The underemployment rate (also known as the U-6 measure) is the share of the adjusted labor force that is effectively jobless. Computationally, the rate is obtained by dividing the sum of unemployed persons, marginally attached workers, and involuntary part-time workers by the sum of the civilian labor force and marginally attached workers and then multiplying the quotient by 100. In September 2012, the underemployment rate totaled 14.7 percent.

While the unemployment rate is the official measure of joblessness and the one that attracts the attention of journalists each month, the underemployment rate is not hidden by the BLS. In fact, the agency publishes the official unemployment rate, the underemployment rate, and four other alternative measures in both seasonally adjusted and unadjusted formats.

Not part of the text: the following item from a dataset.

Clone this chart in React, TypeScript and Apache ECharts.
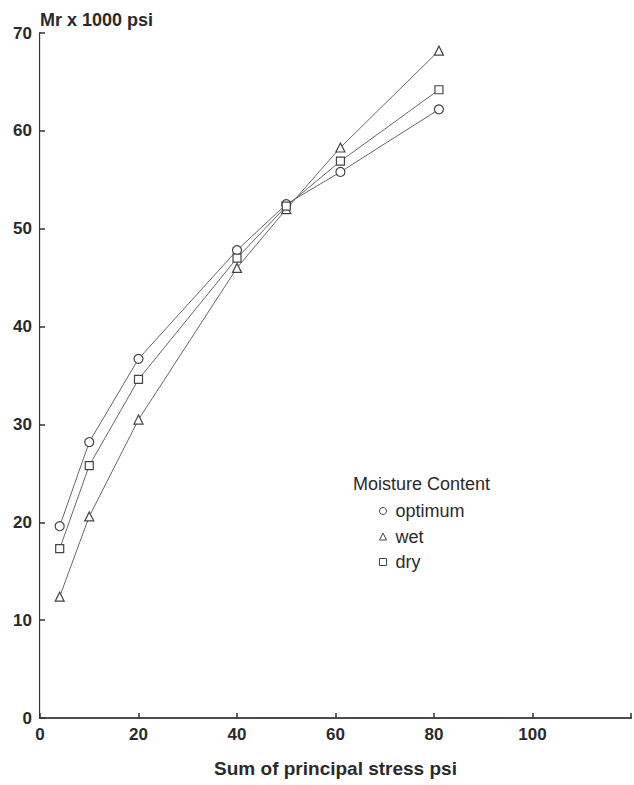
import React, { useEffect, useRef } from "react";
import * as echarts from "echarts";

const stress = [4, 10, 20, 40, 50, 61, 81];
const optimum = [19.6, 28.2, 36.7, 47.8, 52.5, 55.8, 62.2];
const wet = [12.4, 20.6, 30.5, 46.0, 52.0, 58.3, 68.2];
const dry = [17.3, 25.8, 34.6, 47.0, 52.3, 56.9, 64.2];
const seriesNames = ["optimum", "wet", "dry"];
const legendTitle = "Moisture Content";
const xTitle = "Sum of principal stress psi";
const yTitle = "Mr x 1000 psi";

const FONT = "'Liberation Sans', Arial, Helvetica, sans-serif";
const INK = "#2a2a2a";
const LINE = "#666";

export default function App() {
  const ref = useRef<HTMLDivElement>(null);
  useEffect(() => {
    if (!ref.current) return;
    const chart = echarts.init(ref.current, undefined, { renderer: "svg" });
    const mk = (vals: number[]) => stress.map((x, i) => [x, vals[i]]);
    const symbols = ["circle", "triangle", "rect"];
    const sizes = [9, 9, 8];
    const data = [optimum, wet, dry];
    chart.setOption({
      animation: false,
      backgroundColor: "#fff",
      grid: { left: 40, top: 33, right: 1, bottom: 67 },
      legend: {
        orient: "vertical",
        left: 374,
        top: 497,
        itemWidth: 7,
        itemHeight: 7,
        itemGap: 7.5,
        textStyle: {
          fontFamily: FONT,
          fontSize: 18,
          color: INK,
          lineHeight: 18,
          padding: [0, 0, 0, 4],
        },
        data: seriesNames.map((n, i) => ({
          name: n,
          icon: symbols[i],
          itemStyle: { color: "#fff", borderColor: "#444", borderWidth: 1 },
        })),
      },
      graphic: [
        {
          type: "text",
          left: 353,
          top: 475,
          style: { text: legendTitle, fontFamily: FONT, fontSize: 18, lineHeight: 18, fill: INK },
        },
      ],
      xAxis: [
        {
          type: "value",
          min: 0,
          max: 120,
          interval: 20,
          name: xTitle,
          nameLocation: "middle",
          nameGap: 41,
          nameTextStyle: { fontFamily: FONT, fontSize: 19, fontWeight: "bold", color: INK },
          axisLine: { show: true, onZero: false, lineStyle: { color: "#333", width: 2 } },
          axisTick: { show: true, inside: true, length: 5, lineStyle: { color: "#333", width: 1.5 } },
          axisLabel: {
            margin: 8,
            fontFamily: FONT,
            fontSize: 17,
            fontWeight: "bold",
            color: INK,
            formatter: (v: number) => (v >= 120 ? "" : String(v)),
          },
          splitLine: { show: false },
        },
        {
          type: "value",
          position: "top",
          min: 0,
          max: 120,
          axisLine: { show: true, lineStyle: { color: "#555", width: 1.5 } },
          axisTick: { show: false },
          axisLabel: { show: false },
          splitLine: { show: false },
        },
      ],
      yAxis: [
        {
          type: "value",
          min: 0,
          max: 70,
          interval: 10,
          name: yTitle,
          nameLocation: "end",
          nameGap: 4,
          nameTextStyle: {
            fontFamily: FONT,
            fontSize: 18,
            fontWeight: "bold",
            color: INK,
            align: "left",
            verticalAlign: "bottom",
          },
          axisLine: { show: true, onZero: false, lineStyle: { color: "#333", width: 2 } },
          axisTick: { show: true, inside: true, length: 5, lineStyle: { color: "#333", width: 1.5 } },
          axisLabel: { margin: 8, fontFamily: FONT, fontSize: 17, fontWeight: "bold", color: INK },
          splitLine: { show: false },
        },
        {
          type: "value",
          position: "right",
          min: 0,
          max: 70,
          axisLine: { show: true, lineStyle: { color: "#e2e2e2", width: 1 } },
          axisTick: { show: false },
          axisLabel: { show: false },
          splitLine: { show: false },
        },
      ],
      series: seriesNames.map((n, i) => ({
        name: n,
        type: "line",
        data: mk(data[i]),
        symbol: symbols[i],
        symbolSize: sizes[i],
        showSymbol: true,
        lineStyle: { color: LINE, width: 1 },
        itemStyle: { color: "#fff", borderColor: "#444", borderWidth: 1.2 },
        emphasis: { disabled: true },
        z: 3,
      })),
    });
    return () => chart.dispose();
  }, []);
  return <div ref={ref} style={{ width: 634, height: 785, position: "absolute", left: 0, top: 0 }} />;
}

These measure are found in table A-15 in each monthly report on the employment situation.

Final Thoughts
Allegations of data manipulation on the part of the BLS are ill-informed ones that point to a lack of understanding of how important economic numbers are computed, what they measure, and how to interpret them properly. While the accusations are troubling, they hopefully can create an “educable moment” to improve understanding of the problems facing the American labor market and the ways in which statistical data like those compiled by the BLS can inform policymaking.

For, when all is said and done, the numbers contained in the September employment report are by any measure disturbing ones that point to a labor market that simply is not creating enough jobs for all those Americans who want and need work. This is a crisis that has shown no sign of abating anytime soon and that will confront whichever candidate wins the presidency in November.

(Updated on October 10, 2012 to include the CES preliminary benchmark announcement. Updated on October 11, 2012 to clarify the relationship between CPS measures of unemployment and the receipt of unemployment insurance compensation.)